How to copy a large number of files quickly between two servers

Solution 1:

I would recommend tar. When the file trees are already similar, rsync performs very well. However, since rsync will do multiple analysis passes on each file, and then copy the changes, it is much slower than tar for the initial copy. This command will likely do what you want. It will copy the files between the machines, as well as preserve both permissions and user/group ownerships.

tar -c /path/to/dir | ssh remote_server 'tar -xvf - -C /absolute/path/to/remotedir'

As per Mackintosh's comment below this is the command you would use for rsync

rsync -avW -e ssh /path/to/dir/ remote_server:/path/to/remotedir

Solution 2:

External hard drive and same-day courier delivery.


Solution 3:

I'd use rsync.

If you've got them exported via HTTP with directory listings available, you could use wget and the --mirror argument, too.

You're already seeing that HTTP is faster than SCP because SCP is encrypting everything (and thus bottlenecking on the CPU). HTTP and rsync are going to move faster because they're not encrypting.

Here's some docs on setting up rsync on Ubuntu: https://help.ubuntu.com/community/rsync

Those docs talk about tunneling rsync over SSH, but if you're just moving data around on a private LAN you don't need SSH. (I'm assuming you are on a private LAN. If you're getting 9-10MB/sec over the Internet then I want to know what kind of connections you have!)

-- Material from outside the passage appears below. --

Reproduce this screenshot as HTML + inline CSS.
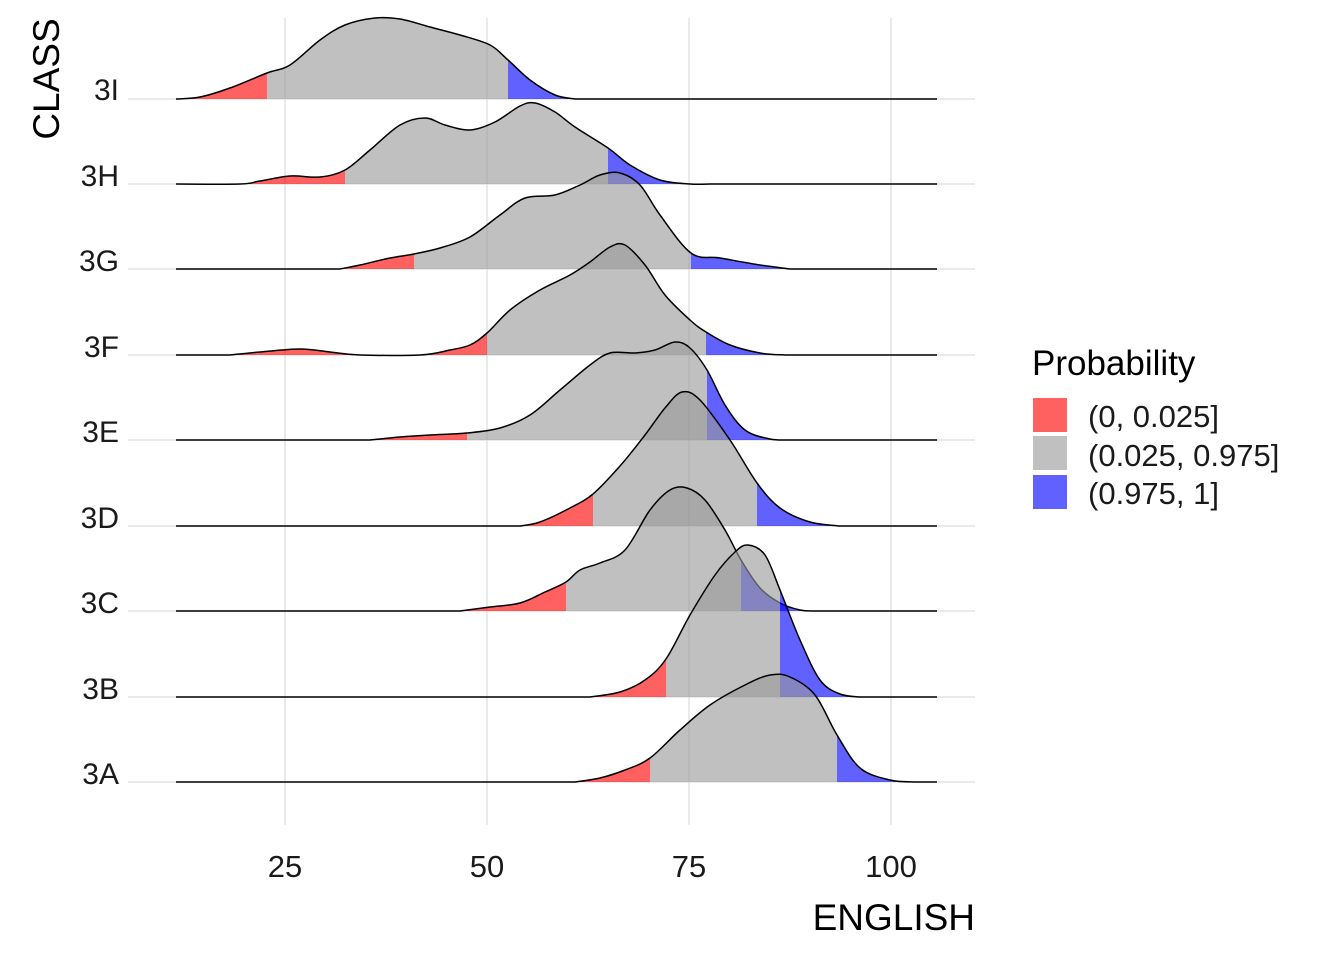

Here are some other very basic docs that will allow you to setup a relative insecure rsync server (w/ no dependence on SSH): http://transamrit.net/docs/rsync/


Solution 4:

Without much discussion, use netcat, network swissarmy knife. No protocol overhead, you're directly copying to the network socket. Example

srv1$ tar cfv - *mp3 | nc -w1 remote.server.net 4321

srv2$ nc -l -p 4321 |tar xfv -

Solution 5:

With lots of files if you do go with rsync, I would try to get version 3 or above on both ends. The reason being that a lesser version will enumerate every file before it starts the transfer. The new feature is called incremental-recursion.

A new incremental-recursion algorithm is now used when rsync is talking to another 3.x version. This starts the transfer going more quickly (before all the files have been found), and requires much less memory. See the --recursive option in the manpage for some restrictions.